** Directions **
Omit pictures and quote the listing below line by line, from its start through the line that holds "plt.rcParams['font.family'] = ['Liberation".

# START OF Dataset excerpt

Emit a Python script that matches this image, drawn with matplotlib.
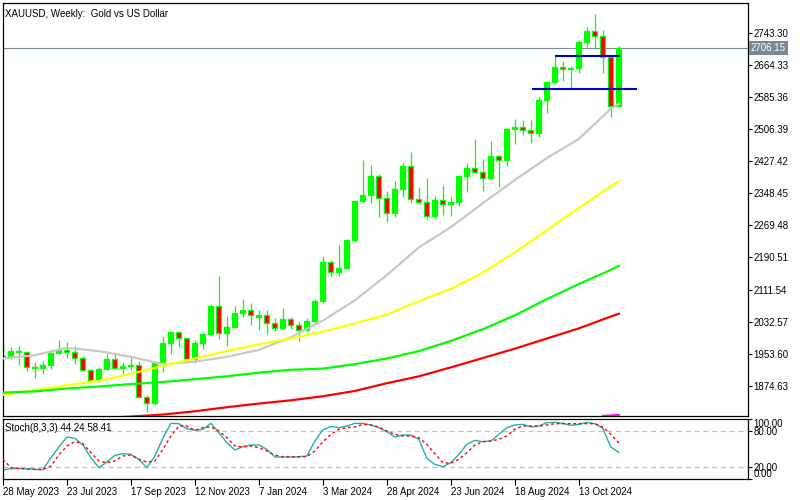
import numpy as np
import matplotlib
matplotlib.use('Agg')
import matplotlib.pyplot as plt
from matplotlib.transforms import blended_transform_factory

plt.rcParams['font.family'] = ['Liberation Sans', 'DejaVu Sans']

# weekly XAUUSD candles, week of 28 May 2023 .. week of 17 Nov 2024
opens = [1946, 1948, 1961, 1958, 1921, 1919, 1925, 1955, 1962, 1959,
         1943, 1914, 1889, 1915, 1940, 1919, 1924, 1925, 1848, 1832,
         1932, 1981, 2006, 1993, 1940, 1980, 2002, 2072, 2004, 2019,
         2053, 2062, 2045, 2049, 2029, 2018, 2039, 2024, 2013, 2035,
         2083, 2179, 2155, 2165, 2233, 2329, 2344, 2392, 2337, 2301,
         2360, 2415, 2334, 2327, 2293, 2333, 2321, 2326, 2391, 2411,
         2400, 2386, 2441, 2431, 2507, 2512, 2503, 2497, 2578, 2622,
         2658, 2653, 2657, 2721, 2747, 2736, 2684, 2563]
highs = [1983, 1971, 1972, 1960, 1934, 1935, 1964, 1988, 1983, 1973,
         1948, 1916, 1922, 1953, 1953, 1933, 1947, 1936, 1851, 1933,
         1997, 2009, 2009, 1993, 1988, 2007, 2075, 2146, 2047, 2070,
         2088, 2078, 2062, 2062, 2041, 2065, 2043, 2031, 2041, 2088,
         2195, 2185, 2222, 2236, 2331, 2431, 2418, 2395, 2353, 2378,
         2422, 2450, 2364, 2387, 2342, 2368, 2339, 2393, 2424, 2483,
         2432, 2477, 2442, 2509, 2531, 2529, 2529, 2585, 2625, 2685,
         2673, 2661, 2725, 2758, 2790, 2750, 2685, 2711]
lows = [1932, 1940, 1925, 1910, 1893, 1903, 1915, 1952, 1942, 1929,
        1911, 1885, 1884, 1914, 1915, 1901, 1913, 1846, 1810, 1828,
        1908, 1953, 1970, 1933, 1932, 1965, 1999, 1990, 1973, 2016,
        2044, 2024, 2013, 2001, 2010, 2015, 2015, 1984, 2009, 2024,
        2078, 2146, 2146, 2163, 2228, 2325, 2324, 2291, 2277, 2291,
        2338, 2325, 2323, 2286, 2287, 2295, 2293, 2318, 2351, 2398,
        2353, 2383, 2364, 2415, 2470, 2492, 2472, 2486, 2546, 2618,
        2624, 2605, 2645, 2708, 2703, 2643, 2536, 2563]
closes = [1948, 1961, 1959, 1921, 1919, 1925, 1955, 1962, 1959, 1943,
          1914, 1889, 1915, 1940, 1919, 1924, 1925, 1848, 1832, 1932,
          1981, 2006, 1993, 1940, 1980, 2002, 2072, 2004, 2019, 2053,
          2062, 2049, 2049, 2029, 2018, 2039, 2024, 2013, 2035, 2083,
          2179, 2155, 2165, 2233, 2329, 2344, 2392, 2337, 2301, 2360,
          2415, 2334, 2327, 2293, 2333, 2321, 2326, 2391, 2411, 2400,
          2386, 2441, 2431, 2507, 2512, 2503, 2497, 2578, 2622, 2658,
          2653, 2657, 2721, 2747, 2736, 2684, 2563, 2706.15]

# moving averages at selected bars
ma_idx = [0, 4, 8, 12, 16, 20, 24, 28, 32, 36, 40, 44, 48, 52, 56, 60, 64, 68, 72, 76, 77]
ma_gray = [1942, 1950, 1968, 1960, 1946, 1928, 1934, 1946, 1963, 1994, 2035,
           2085, 2147, 2215, 2265, 2324, 2381, 2435, 2482, 2556, 2568]
ma_yellow = [1852, 1864, 1876, 1887, 1904, 1924, 1942, 1960, 1977, 1991, 2008,
             2028, 2050, 2083, 2113, 2153, 2203, 2257, 2312, 2366, 2378]
ma_green = [1858, 1861, 1868, 1873, 1879, 1884, 1891, 1898, 1907, 1914, 1917,
            1928, 1942, 1960, 1985, 2014, 2048, 2088, 2125, 2160, 2170]
red_idx = [14, 16, 20, 24, 28, 32, 36, 40, 44, 48, 52, 56, 60, 64, 68, 72, 76, 77]
ma_red = [1797, 1799, 1804, 1812, 1822, 1831, 1839, 1849, 1862, 1881, 1898,
          1920, 1943, 1966, 1991, 2016, 2045, 2052]
magenta_idx = [75, 76, 77]
ma_magenta = [1800.5, 1801.5, 1803]

# horizontal levels drawn on the chart: price, from bar, to bar
level_price = [2685, 2605]
level_from = [69, 66.1]
level_to = [77.1, 79.3]
last_price = 2706.15

# stochastic (8,3,3)
stoch_k = [15, 17.2, 17.8, 17, 16, 15.5, 35.6, 53.3, 70, 67.8,
           56.7, 35.6, 18.9, 28.3, 39.4, 42.2, 41, 32.8, 18.9, 38.3,
           67.8, 92.8, 92.2, 83.9, 81.1, 82.8, 92.8, 77.2, 60.6, 48.3,
           53.9, 56.7, 56.7, 49.4, 36.7, 36.7, 36.7, 37.2, 38.3, 63.3,
           82, 87.5, 85.6, 88.3, 92.8, 92.8, 90, 85.6, 78.9, 70,
           73.3, 73.3, 66.1, 34.4, 24.4, 20.6, 27.2, 41.1, 57.8, 64.4,
           62.2, 63.3, 74.4, 85.6, 90, 91.1, 86.7, 88.3, 93.9, 94.4,
           92.8, 89.4, 91.1, 94.4, 92.2, 84.4, 53.3, 44.24]
stoch_d = [32.8, 18.9, 17.2, 16.7, 16.1, 16.1, 21.7, 40, 55, 62.2,
           58.9, 43.9, 30, 27.2, 30, 38.3, 40, 32.8, 28.3, 30,
           49.4, 71.7, 88.3, 88.3, 81.1, 85.6, 86.7, 80, 68.9, 55,
           53.3, 55, 52.2, 46.7, 40, 36.7, 36.7, 36.7, 37.2, 46.7,
           62, 74.4, 82.8, 85.6, 86.7, 91.1, 90, 86.7, 80, 74.4,
           71.7, 71.7, 68.9, 57.8, 42.2, 27.2, 26.1, 32.8, 43.9, 56.7,
           62.2, 63.3, 66.1, 71.7, 82.8, 88.3, 88.3, 88.3, 90, 92.2,
           92.2, 92.2, 92.2, 92.2, 92.2, 86.7, 74.4, 60]

date_pos = [0, 8, 16, 24, 32, 40, 48, 56, 64, 72]
date_labels = ['28 May 2023', '23 Jul 2023', '17 Sep 2023', '12 Nov 2023', '7 Jan 2024',
               '3 Mar 2024', '28 Apr 2024', '23 Jun 2024', '18 Aug 2024', '13 Oct 2024']
price_ticks = [1874.63, 1953.60, 2032.57, 2111.54, 2190.51, 2269.48,
               2348.45, 2427.42, 2506.39, 2585.36, 2664.33, 2743.30]
stoch_ticks = [0, 20, 80, 100]

W, H = 800, 500
fig = plt.figure(figsize=(8, 5), dpi=100)
fig.patch.set_facecolor('white')

left, right = 2.5, 748
ax = fig.add_axes([left / W, 1 - 416 / H, (right - left) / W, 413 / H])
ax2 = fig.add_axes([left / W, 1 - 479 / H, (right - left) / W, 60 / H])

xlim = (-0.05, 93.15)
fs = 7

# price chart
x = np.arange(len(opens))
o = np.array(opens, float)
h = np.array(highs, float)
l = np.array(lows, float)
c = np.array(closes, float)
up = c >= o

ax.axhline(last_price, color='#778899', lw=0.8, zorder=1)
ax.vlines(x, l, h, color='#00ff00', lw=0.9, zorder=2)
ax.bar(x, np.maximum(np.abs(c - o), 0.5), bottom=np.minimum(o, c), width=0.6,
       color=np.where(up, '#00ff00', '#ff0000'), edgecolor='#00ff00', lw=0.9, zorder=2)

ax.plot(ma_idx, ma_gray, color='#c8c8c8', lw=1.6, zorder=3)
ax.plot(ma_idx, ma_yellow, color='#ffff00', lw=1.6, zorder=3)
ax.plot(ma_idx, ma_green, color='#00ff00', lw=1.6, zorder=3)
ax.plot(red_idx, ma_red, color='#ff0000', lw=1.6, zorder=3)
ax.plot(magenta_idx, ma_magenta, color='#ff00ff', lw=1.6, zorder=3)

for p, a, b in zip(level_price, level_from, level_to):
    ax.hlines(p, a, b, color='#0000c8', lw=1.5, zorder=4)

ax.set_xlim(*xlim)
ax.set_ylim(1800.4, 2816.4)
ax.yaxis.tick_right()
ax.set_yticks(price_ticks)
ax.set_yticklabels([f'{v:.2f}' for v in price_ticks])
ax.set_xticks([])
ax.tick_params(axis='y', direction='out', length=3, width=0.8, pad=1, labelsize=fs)
for s in ax.spines.values():
    s.set_linewidth(0.9)

ax.text(0.004, 0.985, 'XAUUSD, Weekly:  Gold vs US Dollar', transform=ax.transAxes,
        ha='left', va='top', fontsize=fs)
tr = blended_transform_factory(ax.transAxes, ax.transData)
ax.text(1.004, last_price, f'{last_price:.2f}', transform=tr, ha='left', va='center',
        fontsize=fs, color='white', zorder=5,
        bbox=dict(boxstyle='square,pad=0.2', fc='#778899', ec='none'))

# stochastic panel
ax2.axhline(20, color='#c0c0c0', lw=0.9, ls=(0, (4, 3)), zorder=1)
ax2.axhline(80, color='#c0c0c0', lw=0.9, ls=(0, (4, 3)), zorder=1)
ax2.plot(x, stoch_k, color='#20b2aa', lw=1.0, zorder=2)
ax2.plot(x, stoch_d, color='#ff0000', lw=1.0, ls=(0, (2, 2)), zorder=3)
ax2.set_xlim(*xlim)
ax2.set_ylim(0, 100)
ax2.yaxis.tick_right()
ax2.set_yticks(stoch_ticks)
ax2.set_yticklabels([f'{v:.2f}' for v in stoch_ticks])
ax2.tick_params(axis='y', direction='out', length=3, width=0.8, pad=1, labelsize=fs)
labs = ax2.get_yticklabels()
labs[0].set_va('bottom')
labs[-1].set_va('top')
ax2.set_xticks(date_pos)
ax2.set_xticklabels(date_labels, ha='left')
ax2.tick_params(axis='x', direction='out', length=4, width=0.8, pad=2, labelsize=fs)
for s in ax2.spines.values():
    s.set_linewidth(0.9)
ax2.text(0.004, 0.93, 'Stoch(8,3,3) 44.24 58.41', transform=ax2.transAxes,
         ha='left', va='top', fontsize=fs)

fig.savefig('out.png', dpi=100)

# END OF Dataset excerpt

** Output for this task **
Emit a Python script that matches this image, drawn with matplotlib.
import numpy as np
import matplotlib
matplotlib.use('Agg')
import matplotlib.pyplot as plt
from matplotlib.transforms import blended_transform_factory

plt.rcParams['font.family'] = ['Liberation Sans', 'DejaVu Sans']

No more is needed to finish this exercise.